- **Task**
Pictures are not part of the copy. Retype the lines from the first one through the line that contains "0.25, 0.30, 0.35];".

- **Data section**
------------------------------------------------
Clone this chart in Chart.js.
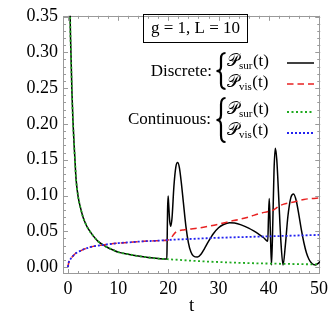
<!DOCTYPE html>
<html><head><meta charset="utf-8">
<script src="https://cdn.jsdelivr.net/npm/chart.js@4/dist/chart.umd.min.js"></script>
<style>html,body{margin:0;padding:0;background:#fff}canvas{display:block}</style>
</head><body>
<canvas id="c" width="332" height="323"></canvas>
<script>
// ---- data ----
const xTickValues = [0, 10, 20, 30, 40, 50];
const yTickValues = [0, 0.05, 0.10, 0.15, 0.20, 0.25, 0.30, 0.35];

// continuous survival probability (green)
const tContSur = [0.3,0.45,0.6,0.8,1,1.2,1.4,1.6,2,2.5,3,3.5,4,5,6,7,8,9,10,12,14,16,18,20,22,25,28,30,33,36,40,43,46,50];
const contSur  = [0.50,0.35,0.30,0.245,0.205,0.175,0.15,0.125,0.100,0.083,0.070,0.061,0.054,0.044,0.036,0.031,0.027,0.024,0.021,0.018,0.0155,0.0135,0.012,0.011,0.0102,0.0088,0.0077,0.0071,0.0063,0.0056,0.005,0.0046,0.0042,0.0038];

// continuous visiting probability (blue)
const tContVis = [0,0.15,0.4,0.7,1,1.5,2,3,4,5,6,7,8,10,12,15,18,20,25,30,35,40,45,50];
const contVis  = [0,0.006,0.010,0.013,0.0155,0.019,0.021,0.0245,0.027,0.029,0.030,0.031,0.032,0.0335,0.0345,0.036,0.037,0.038,0.0395,0.041,0.042,0.043,0.044,0.045];

// discrete survival probability (black): same as continuous before t≈19.7, then these points
const tDiscSurBefore = [0.3,0.45,0.6,0.8,1,1.2,1.4,1.6,2,2.5,3,3.5,4,5,6,7,8,9,10,12,14,16,18,19.7];
const discSurBefore  = [0.50,0.35,0.30,0.245,0.205,0.175,0.15,0.125,0.100,0.083,0.070,0.061,0.054,0.044,0.036,0.031,0.027,0.024,0.021,0.018,0.0155,0.0135,0.012,0.0112];
const tDiscSurAfter = [19.75,19.85,19.95,20.05,20.25,20.5,20.75,21.1,21.5,21.85,22.2,22.6,23,23.5,24,24.5,25,25.8,26.5,27.2,28,29,30,31,32.2,33.2,34.5,36,37,38,39,39.8,39.95,40.1,40.3,40.55,40.8,41.05,41.3,41.6,42,42.4,42.85,43.3,43.8,44.4,44.95,45.5,46,46.5,47,47.5,48,48.6,49.3,49.8,50.2];
const discSurAfter  = [0.03,0.08,0.0995,0.09,0.066,0.057,0.07,0.112,0.14,0.146,0.139,0.117,0.09,0.057,0.034,0.021,0.0155,0.014,0.018,0.026,0.036,0.047,0.055,0.0595,0.062,0.0615,0.059,0.0545,0.0505,0.046,0.041,0.036,0.07,0.096,0.055,0.003,0.06,0.135,0.166,0.15,0.095,0.038,0.003,0.03,0.07,0.097,0.102,0.092,0.073,0.052,0.034,0.02,0.011,0.005,0.003,0.005,0.008];

// discrete visiting probability (red): same as continuous before t=20, then these points
const tDiscVisBefore = [0,0.15,0.4,0.7,1,1.5,2,3,4,5,6,7,8,10,12,15,18,20];
const discVisBefore  = [0,0.006,0.010,0.013,0.0155,0.019,0.021,0.0245,0.027,0.029,0.030,0.031,0.032,0.0335,0.0345,0.036,0.037,0.038];
const tDiscVisAfter = [20.3,20.7,21.1,21.5,22,23,24,26,28,30,32,34,36,38,40,40.5,41,41.5,42,43,44,45,46,47,48,49,50];
const discVisAfter  = [0.039,0.042,0.046,0.049,0.0505,0.052,0.053,0.0545,0.057,0.060,0.0635,0.0665,0.070,0.0745,0.078,0.079,0.080,0.0825,0.085,0.088,0.0895,0.091,0.093,0.0945,0.0955,0.096,0.0965];

const pts = (xs, ys) => xs.map((x, i) => ({x, y: ys[i]}));

const RED = '#e82222', GREEN = '#1faa1f', BLUE = '#2222f0';
const FRAME = '#9a9a9a';
const SERIF = '"Liberation Serif","DejaVu Serif",serif';

const framePlugin = {
  id: 'frameTicks',
  beforeDatasetsDraw(chart) {
    const {ctx, chartArea: a, scales: {x, y}} = chart;
    ctx.save();
    ctx.strokeStyle = FRAME;
    ctx.lineWidth = 1;
    ctx.strokeRect(Math.round(a.left) + 0.5, Math.round(a.top) + 0.5, Math.round(a.right - a.left) - 1, Math.round(a.bottom - a.top) - 1);
    ctx.beginPath();
    for (let v = 0; v <= 50.001; v += 2) {
      const px = Math.round(x.getPixelForValue(v)) + 0.5;
      const len = (Math.round(v) % 10 === 0) ? 5 : 3;
      ctx.moveTo(px, a.bottom); ctx.lineTo(px, a.bottom - len);
      ctx.moveTo(px, a.top); ctx.lineTo(px, a.top + len);
    }
    for (let k = 0; k <= 35; k++) {
      const v = k / 100;
      const py = Math.round(y.getPixelForValue(v)) + 0.5;
      const len = (k % 5 === 0) ? 5 : 3;
      ctx.moveTo(a.left, py); ctx.lineTo(a.left + len, py);
      ctx.moveTo(a.right, py); ctx.lineTo(a.right - len, py);
    }
    ctx.stroke();
    ctx.restore();
  },
  afterDatasetsDraw(chart) {
    const ctx = chart.ctx;
    ctx.save();
    // parameter box
    ctx.strokeStyle = '#000'; ctx.lineWidth = 1;
    ctx.strokeRect(143.5, 14.5, 104, 28);
    ctx.fillStyle = '#000';
    ctx.font = '17px ' + SERIF;
    ctx.textBaseline = 'middle';
    ctx.textAlign = 'center';
    ctx.fillText('g = 1, L = 10', 195.5, 29);
    // group labels
    ctx.textAlign = 'right';
    ctx.fillText('Discrete:', 212, 72);
    ctx.fillText('Continuous:', 211, 120);
    // braces
    const brace = (y0, y1) => {
      const xl = 216.5, xr = 225.5, xc = 221, h = y1 - y0, ym = (y0 + y1) / 2;
      ctx.beginPath();
      ctx.moveTo(xr, y0);
      ctx.quadraticCurveTo(xc, y0, xc, y0 + h * 0.15);
      ctx.lineTo(xc, ym - h * 0.12);
      ctx.quadraticCurveTo(xc, ym, xl, ym);
      ctx.quadraticCurveTo(xc, ym, xc, ym + h * 0.12);
      ctx.lineTo(xc, y1 - h * 0.15);
      ctx.quadraticCurveTo(xc, y1, xr, y1);
      ctx.lineWidth = 2.2;
      ctx.stroke();
    };
    brace(53, 89);
    brace(98, 142);
    // entries
    const entry = (sub, yy) => {
      ctx.textAlign = 'left';
      ctx.font = '17px ' + SERIF;
      ctx.fillText('\u{1D4AB}', 227, yy);
      let w = ctx.measureText('\u{1D4AB}').width;
      ctx.font = '11px ' + SERIF;
      ctx.fillText(sub, 227 + w, yy + 4);
      const w2 = ctx.measureText(sub).width;
      ctx.font = '17px ' + SERIF;
      ctx.fillText('(t)', 227 + w + w2 + 0.5, yy);
    };
    entry('sur', 62);
    entry('vis', 83);
    entry('sur', 110);
    entry('vis', 131);
    // line samples
    const sample = (yy, color, dash, lw) => {
      ctx.beginPath();
      ctx.setLineDash(dash);
      ctx.strokeStyle = color; ctx.lineWidth = lw;
      ctx.moveTo(287, yy); ctx.lineTo(314, yy);
      ctx.stroke();
      ctx.setLineDash([]);
    };
    sample(63, '#000', [], 1.5);
    sample(84, RED, [6.5, 4], 1.5);
    sample(112, GREEN, [2, 2.5], 1.8);
    sample(133, BLUE, [2, 2], 1.8);
    ctx.restore();
  }
};

new Chart(document.getElementById('c'), {
  type: 'line',
  data: {
    datasets: [
      {data: pts(tContVis, contVis), borderColor: BLUE, borderWidth: 1.8, borderDash: [2, 2], order: 1},
      {data: pts(tContSur, contSur), borderColor: GREEN, borderWidth: 1.8, borderDash: [2, 2.5], order: 2},
      {data: pts(tDiscVisBefore.concat(tDiscVisAfter), discVisBefore.concat(discVisAfter)), borderColor: RED, borderWidth: 1.5, borderDash: [6.5, 4], order: 3},
      {data: pts(tDiscSurBefore.concat(tDiscSurAfter), discSurBefore.concat(discSurAfter)), borderColor: '#000', borderWidth: 1.5, order: 4}
    ]
  },
  options: {
    responsive: false,
    animation: false,
    events: [],
    layout: {padding: {top: 10, right: 8, left: 0, bottom: 0}},
    elements: {point: {radius: 0}, line: {cubicInterpolationMode: 'monotone', fill: false}},
    plugins: {legend: {display: false}, tooltip: {enabled: false}},
    scales: {
      x: {
        type: 'linear', min: -0.98, max: 50.26,
        afterBuildTicks: s => { s.ticks = xTickValues.map(v => ({value: v})); },
        afterFit: s => { s.height = 49; },
        grid: {display: false, drawTicks: false},
        border: {display: false},
        ticks: {color: '#000', font: {family: SERIF, size: 18}, padding: 4, maxRotation: 0, autoSkip: false, callback: v => String(v)},
        title: {display: true, text: 't', color: '#000', font: {family: SERIF, size: 19}, padding: {top: 0, bottom: 6}}
      },
      y: {
        type: 'linear', min: -0.0096, max: 0.351,
        afterBuildTicks: s => { s.ticks = yTickValues.map(v => ({value: v})); },
        afterFit: s => { s.width = 63; },
        grid: {display: false, drawTicks: false},
        border: {display: false},
        ticks: {color: '#000', font: {family: SERIF, size: 18}, padding: 5, autoSkip: false, callback: v => v.toFixed(2)}
      }
    }
  },
  plugins: [framePlugin]
});
</script>
</body></html>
------------------------------------------------
- **Result for this task**
Clone this chart in Chart.js.
<!DOCTYPE html>
<html><head><meta charset="utf-8">
<script src="https://cdn.jsdelivr.net/npm/chart.js@4/dist/chart.umd.min.js"></script>
<style>html,body{margin:0;padding:0;background:#fff}canvas{display:block}</style>
</head><body>
<canvas id="c" width="332" height="323"></canvas>
<script>
// ---- data ----
const xTickValues = [0, 10, 20, 30, 40, 50];
const yTickValues = [0, 0.05, 0.10, 0.15, 0.20, 0.25, 0.30, 0.35];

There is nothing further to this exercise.